** START **
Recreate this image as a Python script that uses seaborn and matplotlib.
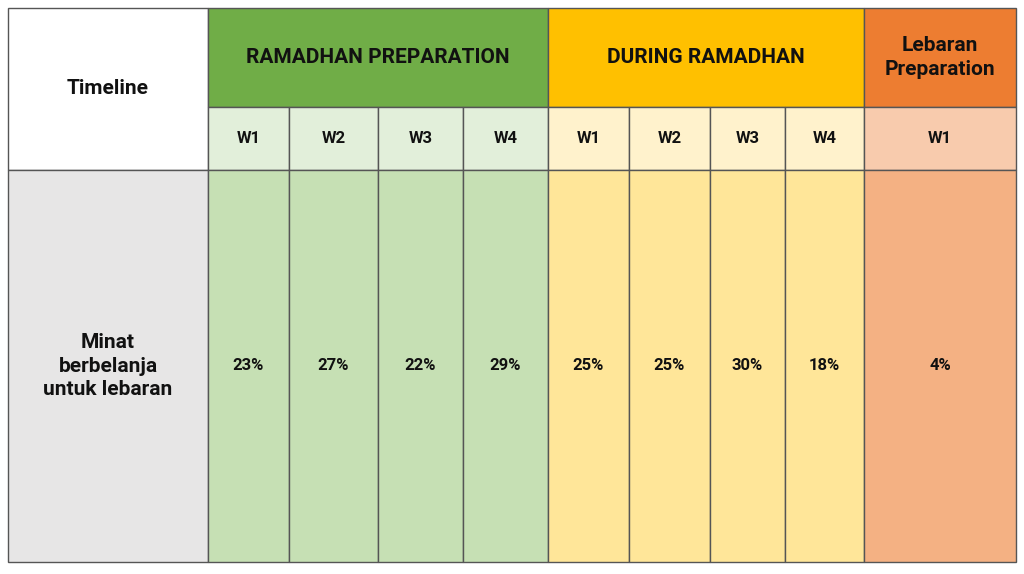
import matplotlib
matplotlib.use("Agg")
import matplotlib.pyplot as plt
from matplotlib.patches import Rectangle
import seaborn as sns

# data
groups = ["RAMADHAN PREPARATION", "DURING RAMADHAN", "Lebaran\nPreparation"]
weeks = [["W1", "W2", "W3", "W4"], ["W1", "W2", "W3", "W4"], ["W1"]]
values = [[23, 27, 22, 29], [25, 25, 30, 18], [4]]
row_label = "Minat\nberbelanja\nuntuk lebaran"
corner_label = "Timeline"

# layout / style
col_edges = [208, 289, 378, 463, 548, 629, 710, 785, 864, 1016]
left, top, y1, y2, bottom = 8, 8, 107, 170, 562
head_c = ["#70AD47", "#FFC000", "#ED7D31"]
week_c = ["#E2EFDA", "#FFF2CC", "#F8CBAD"]
val_c = ["#C6E0B4", "#FFE699", "#F4B183"]

sns.set_theme(style="white")
fig = plt.figure(figsize=(10.24, 5.74), dpi=100)
ax = fig.add_axes([0, 0, 1, 1])
ax.set_xlim(0, 1024); ax.set_ylim(574, 0); ax.axis("off")
font = "Roboto"
lw = 1.0

def cell(x0, y0, x1, y1_, fc, text, size=13, color="#111111"):
    ax.add_patch(Rectangle((x0, y0), x1 - x0, y1_ - y0, facecolor=fc, edgecolor="#555555", lw=lw))
    if text:
        ax.text((x0 + x1) / 2, (y0 + y1_) / 2, text, ha="center", va="center",
                fontsize=size, fontweight="bold", family=font, color=color, linespacing=1.3)

cell(left, top, col_edges[0], y2, "white", corner_label, 15)
cell(left, y2, col_edges[0], bottom, "#E7E6E6", row_label, 15)

ci = 0
for g, (name, wk, vals) in enumerate(zip(groups, weeks, values)):
    gx0 = col_edges[ci]; gx1 = col_edges[ci + len(wk)]
    cell(gx0, top, gx1, y1, head_c[g], name, 15)
    for w, v in zip(wk, vals):
        x0, x1 = col_edges[ci], col_edges[ci + 1]
        cell(x0, y1, x1, y2, week_c[g], w, 12)
        cell(x0, y2, x1, bottom, val_c[g], f"{v}%", 12)
        ci += 1

fig.savefig("out.png", dpi=100)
** END **
Leave out the pictures and give the listing above again exactly.

Recreate this image as a Python script that uses seaborn and matplotlib.
import matplotlib
matplotlib.use("Agg")
import matplotlib.pyplot as plt
from matplotlib.patches import Rectangle
import seaborn as sns

# data
groups = ["RAMADHAN PREPARATION", "DURING RAMADHAN", "Lebaran\nPreparation"]
weeks = [["W1", "W2", "W3", "W4"], ["W1", "W2", "W3", "W4"], ["W1"]]
values = [[23, 27, 22, 29], [25, 25, 30, 18], [4]]
row_label = "Minat\nberbelanja\nuntuk lebaran"
corner_label = "Timeline"

# layout / style
col_edges = [208, 289, 378, 463, 548, 629, 710, 785, 864, 1016]
left, top, y1, y2, bottom = 8, 8, 107, 170, 562
head_c = ["#70AD47", "#FFC000", "#ED7D31"]
week_c = ["#E2EFDA", "#FFF2CC", "#F8CBAD"]
val_c = ["#C6E0B4", "#FFE699", "#F4B183"]

sns.set_theme(style="white")
fig = plt.figure(figsize=(10.24, 5.74), dpi=100)
ax = fig.add_axes([0, 0, 1, 1])
ax.set_xlim(0, 1024); ax.set_ylim(574, 0); ax.axis("off")
font = "Roboto"
lw = 1.0

def cell(x0, y0, x1, y1_, fc, text, size=13, color="#111111"):
    ax.add_patch(Rectangle((x0, y0), x1 - x0, y1_ - y0, facecolor=fc, edgecolor="#555555", lw=lw))
    if text:
        ax.text((x0 + x1) / 2, (y0 + y1_) / 2, text, ha="center", va="center",
                fontsize=size, fontweight="bold", family=font, color=color, linespacing=1.3)

cell(left, top, col_edges[0], y2, "white", corner_label, 15)
cell(left, y2, col_edges[0], bottom, "#E7E6E6", row_label, 15)

ci = 0
for g, (name, wk, vals) in enumerate(zip(groups, weeks, values)):
    gx0 = col_edges[ci]; gx1 = col_edges[ci + len(wk)]
    cell(gx0, top, gx1, y1, head_c[g], name, 15)
    for w, v in zip(wk, vals):
        x0, x1 = col_edges[ci], col_edges[ci + 1]
        cell(x0, y1, x1, y2, week_c[g], w, 12)
        cell(x0, y2, x1, bottom, val_c[g], f"{v}%", 12)
        ci += 1

fig.savefig("out.png", dpi=100)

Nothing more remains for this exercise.